Tinga

In my search for interesting Mexican/Texmex dishes I came across this recipe for tinga. Tinga is basically a stewed pork dish. The pork is stewed in a tomato and chipotle sauce. It can be served on tostadas, or as burritos or as a stew. I really enjoyed this dish. The smoky and spicy chipotles, the sweetness from the sugar, the tang from the lemon juice and the saltiness of the cheese make for a really nice combination. The cilantro also adds a really nice flavour to this dish.
Cilantro is an herb that I did not really like when I was a kid but now I am using a lot of it.
Note: Be careful with how much of the chipotles peppers you add. You might want to add them a bit at a time and test it as you go, so that it is not hotter than you would like.
Ingredients:
3 cups of water
3 tablespoons salt
1 tablespoon sugar
1/2 tablespoon pepper
1/2 pound pork (cut into 1-inch cubes)
1 bay leaf
1/2 onion (chopped)
1 clove garlic (chopped)
1/2 pound of Mexican chorizo (casings removed)
1/2 onion (chopped)
3 cloves garlic (chopped)
3 chipotle peppers in adobo (pureed)
1 cup of tomatoes (pureed, fresh or canned)
1/2 teaspoon oregano
2 tablespoons brown sugar
salt and pepper to taste
1/4 cup cilantro
1 teaspoon butter
4 tortillas
1/4 cup cilantro
2 tablespoons Cotija (or Feta) cheese (crumbled)
1 lime (cut into wedges)
Directions:
1. Make the brine by mixing the water, salt, sugar, and pepper in a ziplock bag.

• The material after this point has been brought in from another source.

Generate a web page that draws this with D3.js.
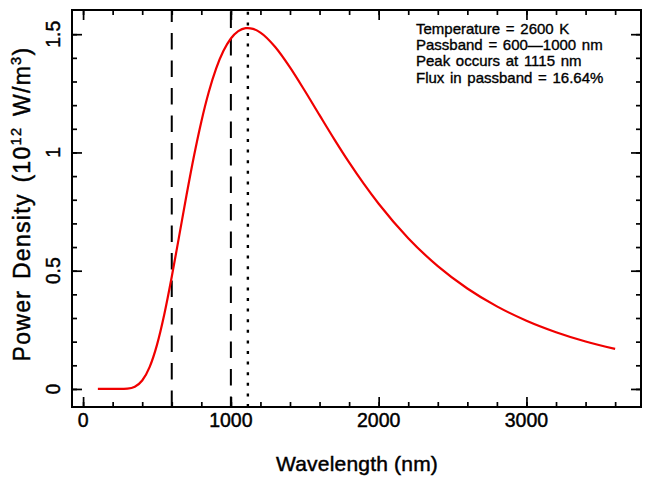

2. Add the pork to the bag and let brine in the fridge for several hours.
3. Place the pork in a pot of water along with the bay leaf, half of the onion, and garlic. (Discard the brine.)
4. Bring the water to a boil, reduce the heat and simmer for about an hour or until the pork is tender.
5. Remove the pork and shred using 2 forks.
6. Brown the chorizo in a pan crumbling it as it cooks.
7. Add the onions and garlic and cook until the onions are transparent.
8. Add the shredded pork, chipotle peppers, tomatoes, oregano, sugar, salt and pepper and simmer for 15 minutes.
9. Remove from heat and add the cilantro.
10. Melt the butter in a clean pan and toast the tortillas until golden brown.
11. Place the tinga mixture on the tortillas and top with the cilantro and the cheese.
12. Serve with sliced lime.
Note: Can be used as a filling in burritos.
Similar Recipes:
Tacos al Pastor
Cochinita Pibil (Puerco Pibil)
Cochinita Pibil Tacos
Carnitas Tacos







10 comments:
OK Kevin... that is one SERIOUS list of ingredients... I think I am going to have to use Legal size paper to print this out! Looks really yummy (and I look HOT)
oh geez... typo in my previous comment.... I meant to say "and I LOVE hot" (I'm a moron)
Well Janet, some people would say you look hot too...
I have to say, I would totally eat this, wheat or no. It looks sooo yummy.
I love seeing new dishes I've never heard of before. Also, I have to get some dried Chipotles from Kensington Market soon.
You always make the most interesting ethnic dishes. Way to be adventurous! :)
Sounds very flavourful Kevin! I agree that feta cheese substitutes well for the cojita or con queso Mexican cheeses. PS You're up early on a Saturday!!!I guess I am as well but I am headed to the farmers market
This looks awesome, and you are right about the heat!
This looks really good, my stomach is literally growling. What cut of pork did you use?
I used some leftover thick pork chops that were in my freezer. Given that the pork is shredded I would imagine that any cut the is thick enough to shred would work.
I bought some chicken tinga tamales from a local farmers market...I must say they are one of the tastier items I have ever come across in my quest for finding more delicious Mexican dishes.